Ousmane Diagne désavoué par Ibrahima Ndoye
Dans cette affaire, il y a eu deux réquisitoires. Et c’est le journal La Gazette qui en avait fait la révélation. En effet, le premier réquisitoire du substitut Ibrahima Ndoye, en date du 26 avril 2010, requérait du juge d’instruction du 2ème Cabinet qu’il prononçât un non-lieu en faveur de Bara Tall et de ses co-accusés qui n’étaient et ne sont toujours que des alibis pour atteindre le patron de Jean Lefebvre. Ce réquisitoire définitif de la part du représentant du Parquet, «Maître des poursuites», disent-ils, a été transmis au juge qui n’avait d’autre choix que de suivre la voie indiquée et signer, lui, une ordonnance de non-lieu. Or, le 1er juillet 2010, deux mois après ce blanchiment sans frais ni dépense de Bara Tall et Cie, Ousmane Diagne, procureur de la République, le patron donc de Ndoye, signe, lui, un «réquisitoire définitif aux fins de renvoi en police correctionnelle». En langage clair, il a requis du juge le contraire de ce que son substitut (bien entendu avec son aval) avait demandé au juge du même 2ème Cabinet, c’est-à-dire : «ordonner le renvoi… devant le Tribunal régional hors classe de Dakar statuant en matière correctionnelle, pour y être jugés conformément à la loi», de Bara Tall et autres.
Les révélations de Abdou Latif Coulibaly avaient créé un tel malaise que le procureur Diagne s’est senti obligé de s’expliquer devant la presse, le mercredi 4 mai 2011. Ousmane Diagne n’a pas alors nié qu’il y ait eu des demandes ou pressions du pouvoir politique. «Je ne pense pas que la question soit de savoir s’il y a eu des pressions ou pas. Parce que ces pressions sont, à la limite, naturelles.
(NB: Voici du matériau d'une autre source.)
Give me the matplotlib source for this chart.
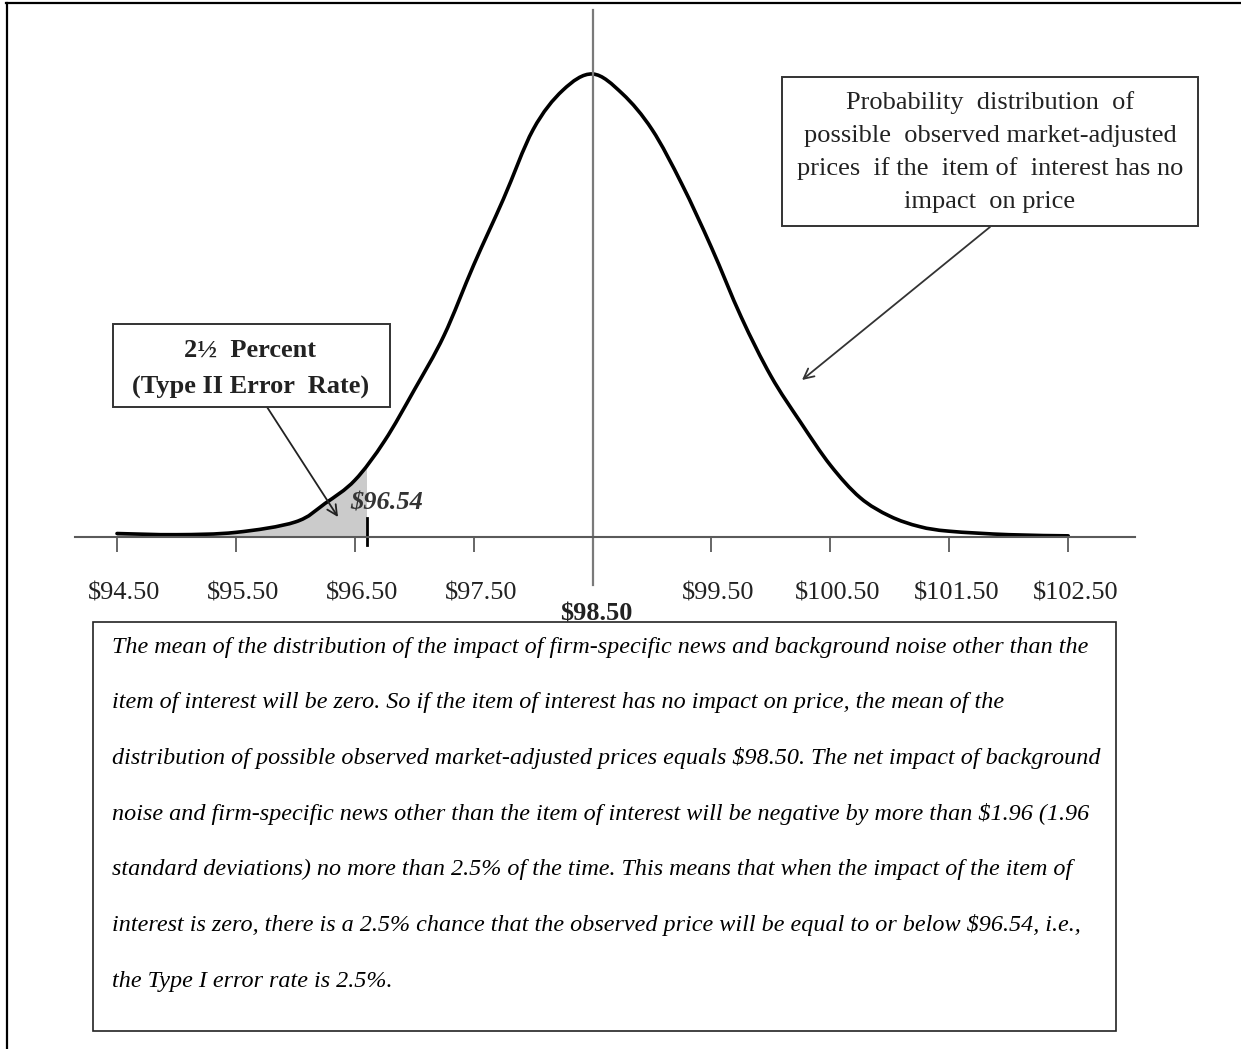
import numpy as np
import matplotlib
matplotlib.use("Agg")
import matplotlib.pyplot as plt
from matplotlib.patches import Rectangle, PathPatch
from matplotlib.path import Path
from matplotlib.transforms import ScaledTranslation

plt.rcParams['text.parse_math'] = False
plt.rcParams['font.family'] = ['Liberation Serif', 'DejaVu Serif']

# distribution curve (price, relative height)
price = [94.5, 95.0, 95.5, 96.0, 96.25, 96.5, 96.75, 97.0, 97.25,
         97.5, 97.75, 98.0, 98.25, 98.5, 98.75, 99.0, 99.25, 99.5, 99.75,
         100.0, 100.25, 100.5, 100.75, 101.0, 101.25, 101.5, 102.0, 102.5]
height = [0.003, 0.002, 0.004, 0.013, 0.029, 0.049, 0.083, 0.127, 0.174,
          0.235, 0.292, 0.352, 0.386, 0.400, 0.383, 0.352, 0.305, 0.250, 0.190,
          0.139, 0.099, 0.062, 0.034, 0.018, 0.009, 0.005, 0.002, 0.001]

tick_values = [94.5, 95.5, 96.5, 97.5, 99.5, 100.5, 101.5, 102.5]
tick_labels = ["$94.50", "$95.50", "$96.50", "$97.50", "$99.50", "$100.50", "$101.50", "$102.50"]
mean_price = 98.5
mean_label = "$98.50"
cutoff = 96.6          # where the marker sits in the picture
cutoff_label = "$96.54"

box_title = ["2\u00bd  Percent", "(Type II Error  Rate)"]
dist_note = ["Probability  distribution  of",
             "possible  observed market-adjusted",
             "prices  if the  item of  interest has no",
             "impact  on price"]
explanation = [
    "The mean of the distribution of the impact of firm-specific news and background noise other than the",
    "item of interest will be zero. So if the item of interest has no impact on price, the mean of the",
    "distribution of possible observed market-adjusted prices equals $98.50. The net impact of background",
    "noise and firm-specific news other than the item of interest will be negative by more than $1.96 (1.96",
    "standard deviations) no more than 2.5% of the time. This means that when the impact of the item of",
    "interest is zero, there is a 2.5% chance that the observed price will be equal to or below $96.54, i.e.,",
    "the Type I error rate is 2.5%.",
]

W, H = 1241, 1049
fig = plt.figure(figsize=(W / 100, H / 100), dpi=100)


def fx(px):
    return px / W


def fy(py):
    return 1 - py / H


def fp(px, py):
    # figure pixels, measured from the top
    return (px, H - py)


def smooth_path(xs, ys, close=False):
    # smoothed line through the points (like a spreadsheet "smoothed line")
    pts = np.column_stack([xs, ys])
    verts = [pts[0]]
    codes = [Path.MOVETO]
    n = len(pts)
    for i in range(n - 1):
        p0 = pts[max(i - 1, 0)]
        p1 = pts[i]
        p2 = pts[i + 1]
        p3 = pts[min(i + 2, n - 1)]
        verts += [p1 + (p2 - p0) / 6, p2 - (p3 - p1) / 6, p2]
        codes += [Path.CURVE4] * 3
    if close:
        verts += [(xs[-1], 0), (xs[0], 0), (xs[0], 0)]
        codes += [Path.LINETO, Path.LINETO, Path.CLOSEPOLY]
    return Path(verts, codes)


# chart area: axis line at y=537, from x=75 to x=1135
ax = fig.add_axes([fx(75), fy(537), fx(1135) - fx(75), (537 - 8) / H])
px_per_unit = 118.9
ax.set_xlim(94.5 - 42 / px_per_unit, 94.5 + 1018 / px_per_unit)
ax.set_ylim(0, 0.457)

# shaded tail: area under the same curve, cut at the marker
tail = PathPatch(smooth_path(price, height, close=True), fc='#cbcbcb', ec='none')
ax.add_patch(tail)
tail.set_clip_path(Rectangle((price[0], 0), cutoff - price[0], 1, transform=ax.transData))
ax.add_patch(PathPatch(smooth_path(price, height), fill=False, ec='black', lw=2.6,
                       capstyle='round', joinstyle='round'))

ax.axvline(mean_price, ymin=-48 / 529, ymax=527 / 529, color='#7a7a7a', lw=1.6, clip_on=False)
ax.axvline(cutoff, ymin=-8 / 529, ymax=19 / 529, color='black', lw=2, clip_on=False)

for s in ['top', 'right', 'left']:
    ax.spines[s].set_visible(False)
ax.spines['bottom'].set_color('#5a5a5a')
ax.spines['bottom'].set_linewidth(1.5)
ax.set_yticks([])
ax.set_xticks(tick_values)
ax.set_xticklabels(tick_labels)
ax.tick_params(axis='x', direction='out', length=11, width=1.3, color='#5a5a5a',
               labelsize=19, pad=21.5, labelcolor='#222222')
shift = ScaledTranslation(7 / 100, 0, fig.dpi_scale_trans)
for lab in ax.get_xticklabels():
    lab.set_transform(lab.get_transform() + shift)

ax.annotate(mean_label, xy=(mean_price, 0), xytext=(4, -77), textcoords='offset pixels',
            ha='center', va='center', fontsize=19, fontweight='bold', color='#222222')
ax.annotate(cutoff_label, xy=(cutoff, 0), xytext=(20, 34), textcoords='offset pixels',
            ha='center', va='center', fontsize=19, fontweight='bold', style='italic',
            color='#333333')

# outer frame (only top and left edges show)
fig.add_artist(plt.Line2D([fx(6), 1], [fy(3), fy(3)], color='black', lw=1.6))
fig.add_artist(plt.Line2D([fx(7), fx(7)], [fy(3), 0], color='black', lw=1.6))


def box(x0, y0, x1, y1, color='#333333', lw=1.4):
    fig.add_artist(Rectangle((fx(x0), fy(y1)), fx(x1) - fx(x0), fy(y0) - fy(y1),
                             transform=fig.transFigure, fill=False, ec=color, lw=lw))


# note about the distribution
box(782, 77, 1198, 226)
for i, line in enumerate(dist_note):
    fig.text(fx(990), fy(103 + 33 * i), line, ha='center', va='center', fontsize=19,
             color='#222222')
ax.annotate('', xy=fp(802, 380), xytext=fp(990, 227), xycoords='figure pixels',
            textcoords='figure pixels',
            arrowprops=dict(arrowstyle='->', color='#333333', lw=1.3, mutation_scale=18,
                            shrinkA=0, shrinkB=0))

# 2.5 percent box
box(113, 324, 390, 407)
fig.text(fx(250), fy(350), box_title[0], ha='center', va='center', fontsize=19,
         fontweight='bold', color='#222222')
fig.text(fx(251), fy(387), box_title[1], ha='center', va='center', fontsize=19,
         fontweight='bold', color='#222222')
ax.annotate('', xy=fp(338, 517), xytext=fp(267, 407), xycoords='figure pixels',
            textcoords='figure pixels',
            arrowprops=dict(arrowstyle='->', color='#222222', lw=1.3, mutation_scale=18,
                            shrinkA=0, shrinkB=0))

# explanation box
box(93, 622, 1116, 1031, color='#222222', lw=1.2)
for i, line in enumerate(explanation):
    fig.text(fx(112), fy(647 + 55.7 * i), line, ha='left', va='center', fontsize=17.4,
             style='italic', color='black')

fig.savefig('out.png', dpi=100)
La question, c’est justement notre aptitude à résister à ces pressions
Dans cette affaire, il s’agissait d’apprécier la qualité des charges qui étaient à notre disposition et qui pouvaient justifier éventuellement le renvoi de l’affaire. C’est ce que nous avons fait en toute objectivité et en toute indépendance, et que nous assumons.» En sueur, Diagne, face à la «valse téléguidée» ou au «double langage» du Parquet de Dakar, n’a eu d’autre choix que d’assumer l’entière responsabilité du contenu du réquisitoire du premier substitut. Il dira qu’il n’y a «jamais eu deux réquisitoires, mais un seul proposant le renvoi devant la juridiction, signé par le procureur de la République». A la barre, le substitut Ibrahima Ndoye maintiendra sa conviction et désavouera par la même occasion son supérieur. C’est pour affirmer : «Mon éthique de conviction ne me permet pas de dire qu’il y a surfacturation.» Il avait d’ailleurs commencé son réquisitoire en clamant que «lorsque la politique entre par la porte du Tribunal, le Droit et la Justice passent par la petite porte». Le procureur a aussi fustigé la sélection des personnes poursuivies. Mais enfin, par l’éthique de la responsabilité de son métier, il ne pouvait que reconnaître la culpabilité des prévenus illustrée par le dossier en requérant une peine de 5 ans ferme pour tous les prévenus et 5 millions d’amende pour chacun. Heureusement que tous les prévenus ont été relaxés.